Rafinerie mają pracować bez przeszkód przez najbliższe kilkadziesiąt dni Renata Dąbrowska / Agencja Gazeta
Ministerstwo Energii postanowiło uruchomić łącznie 800 tysięcy ton zapasów ropy naftowej - podają IAR i Reuters. Polska ma obowiązek przechowywania zapasów surowca przez co najmniej 90 dni.

Według IAR pierwsza rezerwa, w wysokości 500 tysięcy ton, została uruchomiona 26 kwietnia, druga - 30 kwietnia. Dzięki temu dostawy paliw na stacje powinny przebiegać bez problemów.

Białoruś i Polska zdecydowały się na wstrzymanie odbioru po tym, jak wykryły zanieczyszczenie surowca chlorkami organicznymi. Te używane są w procesie wydobycia surowca, między innymi do czyszczenia szybów naftowych. Jednak przed trafieniem ropy do rurociągu powinny zostać one odfiltrowane. W przeciwnym razie mogą one uszkodzić instalacje w rafineriach.


Ropa została zanieczyszczona celowo?
Strona rosyjska skierowała sprawę do prokuratury i Federalnej Służby Bezpieczeństwa. Mówi się, że zanieczyszczenie mogło zostać dodane celowo, przez jedną spółek, która złamała wszystkie przepisy bezpieczeństwa.

Polski Orlen podawał, że całe paliwo sprzedawane na stacjach koncernu jest odpowiednio dobrej jakości i nie ma zagrożenia niedoboru. Podobne komunikaty popłynęły ze strony Lotosu. - pisze serwis gazeta.pl.

Brudna ropa to dopiero początek?
I to nawet jeśli, jak prognozują Białorusini, problemy mogą potrwać nawet i pół roku.
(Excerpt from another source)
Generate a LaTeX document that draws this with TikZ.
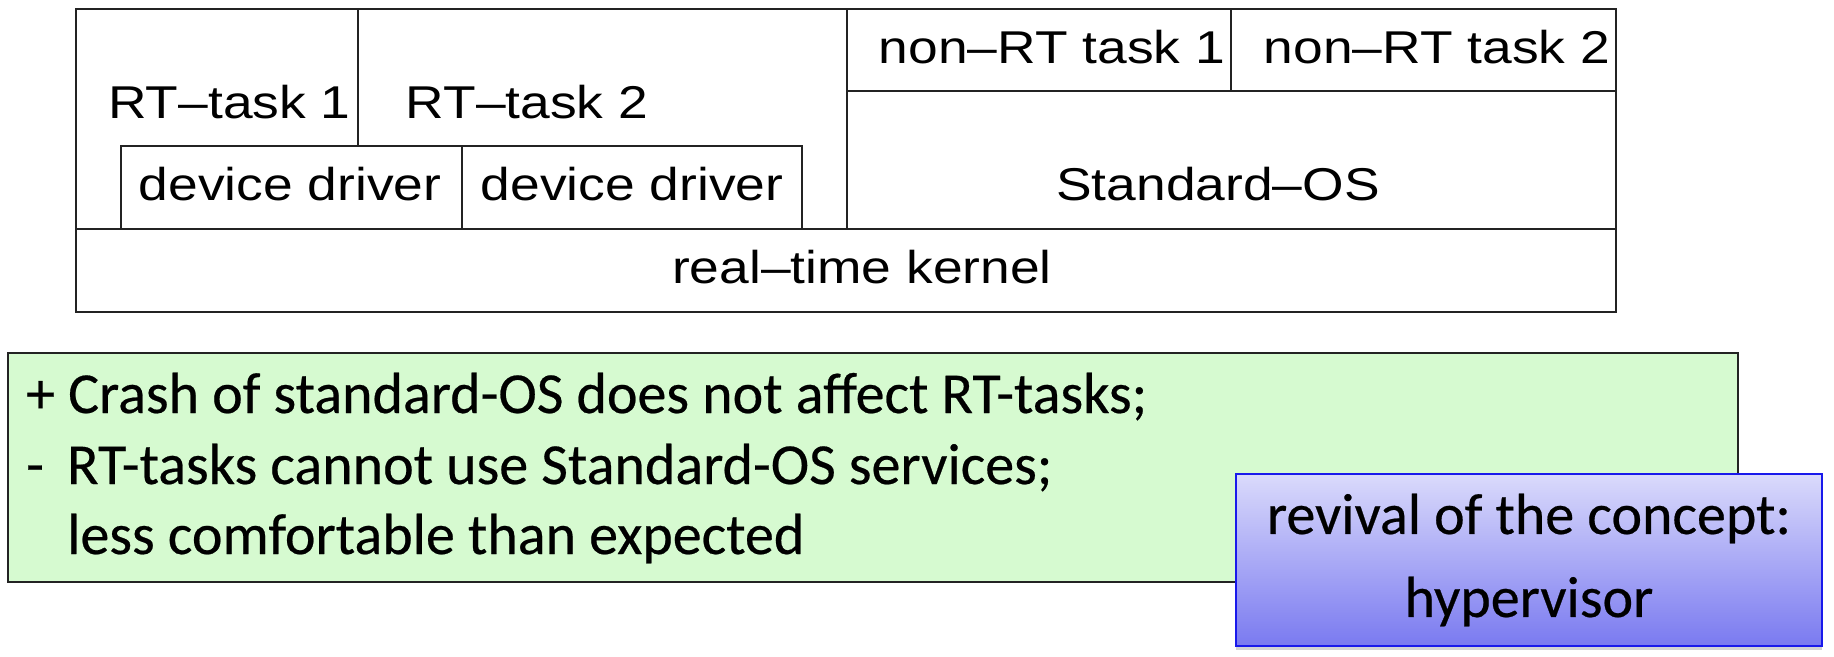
\documentclass[tikz,border=0pt]{standalone}
\usepackage{fontspec}
\setmainfont[FakeBold=0.4]{Carlito}
\newfontfamily\helv[FakeStretch=1.16]{Liberation Sans}
\usetikzlibrary{shadows}
\definecolor{prosgreen}{RGB}{214,250,208}
\definecolor{hvtop}{RGB}{218,218,251}
\definecolor{hvbot}{RGB}{122,122,240}
\definecolor{hvborder}{RGB}{25,25,235}
\definecolor{linegray}{RGB}{35,35,35}
\tikzset{
  layer/.style={draw=linegray, line width=2.4pt},
  lbl/.style={anchor=base, inner sep=0pt, font=\helv\fontsize{46}{50}\selectfont},
  txt/.style={anchor=base west, inner sep=0pt, font=\fontsize{58}{64}\selectfont},
}
\begin{document}
\begin{tikzpicture}[x=1pt,y=-1pt]
\useasboundingbox (0,0) rectangle (1834,656);
% top layered diagram
\coordinate (tl) at (76,9);
\coordinate (br) at (1616,312);
\draw[layer] (tl) rectangle (br);
\draw[layer] (76,229) -- (1616,229);
\draw[layer] (358,9) -- (358,146);
\draw[layer] (121,229) -- (121,146) -- (802,146) -- (802,229);
\draw[layer] (462,146) -- (462,229);
\draw[layer] (847,9) -- (847,229);
\draw[layer] (847,91) -- (1616,91);
\draw[layer] (1231,9) -- (1231,91);
\node[lbl] (rt1) at (229.5,118) {RT–task 1};
\node[lbl] (rt2) at (527,118) {RT–task 2};
\node[lbl] (dd1) at (290,200) {device driver};
\node[lbl] (dd2) at (632,200) {device driver};
\node[lbl] (nrt1) at (1052,63) {non–RT task 1};
\node[lbl] (nrt2) at (1437,63) {non–RT task 2};
\node[lbl] (sos) at (1218,200) {Standard–OS};
\node[lbl] (rtk) at (862,283) {real–time kernel};
% pros / cons box
\node[draw=linegray, line width=2pt, fill=prosgreen, anchor=north west, minimum width=1730pt, minimum height=229pt, inner sep=0pt] (pros) at (7,352) {};
\node[txt] (l1) at (26,413) {+ Crash of standard-OS does not affect RT-tasks;};
\node[txt] (l2) at (26,484) {-\hspace{0.4em}RT-tasks cannot use Standard-OS services;};
\node[txt] (l3) at (67,554) {less comfortable than expected};
% hypervisor box
\node[draw=hvborder, line width=2.4pt, top color=hvtop, bottom color=hvbot,
      drop shadow={shadow xshift=0pt, shadow yshift=-4pt, opacity=0.35},
      minimum width=586pt, minimum height=172pt, inner sep=0pt, align=center,
      font=\fontsize{58}{83}\selectfont] (hyp) at (1529,560) {revival of the concept:\\hypervisor};
\end{tikzpicture}
\end{document}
A to dopiero początek problemów. Gdzieś w tle nabrzmiewa globalny kryzys naftowy, który w ciągu ostatniego miesiąca podbił ceny benzyny o kilkadziesiąt groszy – do poziomu nie widzianego od pół roku. I będzie gorzej.
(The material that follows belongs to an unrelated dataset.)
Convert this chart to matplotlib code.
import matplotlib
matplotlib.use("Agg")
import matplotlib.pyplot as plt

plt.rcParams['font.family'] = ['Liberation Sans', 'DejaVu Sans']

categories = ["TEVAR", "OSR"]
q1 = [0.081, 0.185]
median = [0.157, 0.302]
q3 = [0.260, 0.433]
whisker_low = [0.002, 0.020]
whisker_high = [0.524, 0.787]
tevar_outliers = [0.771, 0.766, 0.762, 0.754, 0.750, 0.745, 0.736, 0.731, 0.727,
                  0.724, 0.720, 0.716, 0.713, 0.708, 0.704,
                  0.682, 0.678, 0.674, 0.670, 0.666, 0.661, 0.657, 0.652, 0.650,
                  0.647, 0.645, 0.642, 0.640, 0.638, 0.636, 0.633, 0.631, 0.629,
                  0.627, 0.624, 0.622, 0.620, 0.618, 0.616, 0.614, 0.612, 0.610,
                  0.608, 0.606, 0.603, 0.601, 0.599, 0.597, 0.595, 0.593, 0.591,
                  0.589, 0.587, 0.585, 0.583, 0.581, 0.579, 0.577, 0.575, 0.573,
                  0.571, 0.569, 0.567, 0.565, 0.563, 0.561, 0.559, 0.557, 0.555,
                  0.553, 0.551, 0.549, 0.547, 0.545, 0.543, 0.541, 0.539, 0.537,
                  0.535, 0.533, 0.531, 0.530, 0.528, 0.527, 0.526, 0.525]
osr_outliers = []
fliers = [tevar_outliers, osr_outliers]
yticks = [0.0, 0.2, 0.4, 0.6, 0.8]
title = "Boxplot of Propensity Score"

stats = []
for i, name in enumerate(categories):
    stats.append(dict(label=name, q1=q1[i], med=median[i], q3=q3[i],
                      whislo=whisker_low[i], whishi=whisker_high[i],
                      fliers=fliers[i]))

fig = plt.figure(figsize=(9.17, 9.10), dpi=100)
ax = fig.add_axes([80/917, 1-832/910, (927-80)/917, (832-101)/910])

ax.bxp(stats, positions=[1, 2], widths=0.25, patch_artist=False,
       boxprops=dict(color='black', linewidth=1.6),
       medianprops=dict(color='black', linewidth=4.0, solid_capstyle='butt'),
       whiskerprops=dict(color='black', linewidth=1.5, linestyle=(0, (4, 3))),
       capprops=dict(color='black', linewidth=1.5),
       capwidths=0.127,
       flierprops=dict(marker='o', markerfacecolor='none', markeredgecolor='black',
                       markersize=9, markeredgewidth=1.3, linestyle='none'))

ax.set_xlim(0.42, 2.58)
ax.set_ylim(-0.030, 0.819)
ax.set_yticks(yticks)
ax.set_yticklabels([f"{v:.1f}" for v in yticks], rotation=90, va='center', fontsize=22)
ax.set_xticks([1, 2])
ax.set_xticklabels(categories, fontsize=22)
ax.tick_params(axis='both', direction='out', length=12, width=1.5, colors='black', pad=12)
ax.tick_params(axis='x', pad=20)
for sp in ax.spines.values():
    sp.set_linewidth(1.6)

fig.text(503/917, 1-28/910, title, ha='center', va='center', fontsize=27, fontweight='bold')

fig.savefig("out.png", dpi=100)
Niewątpliwie, najważniejsi gracze na rynku będą próbowali wyhamowywać dalszy wzrost cen – dotychczas bywali w tym dosyć skuteczni. Jednak poziom, który został osiągnięty u progu II kwartału br. utrzyma się zapewne co najmniej do końca lata – o ile uda się ustabilizować sytuację w najważniejszych z wspomnianych punktów zapalnych na świecie. Jeśli nie, Kreml może wyłącznie zacierać ręce.

Co więcej, w ostatnim czasie paliwo taniało, nawet pomimo wprowadzenia w Polsce dodatkowej opłaty. Wytłumaczenie tego pozornego paradoksu jest tylko jedno: jeszcze kilka miesięcy temu sprzedawcy zdzierali z nas ponad miarę.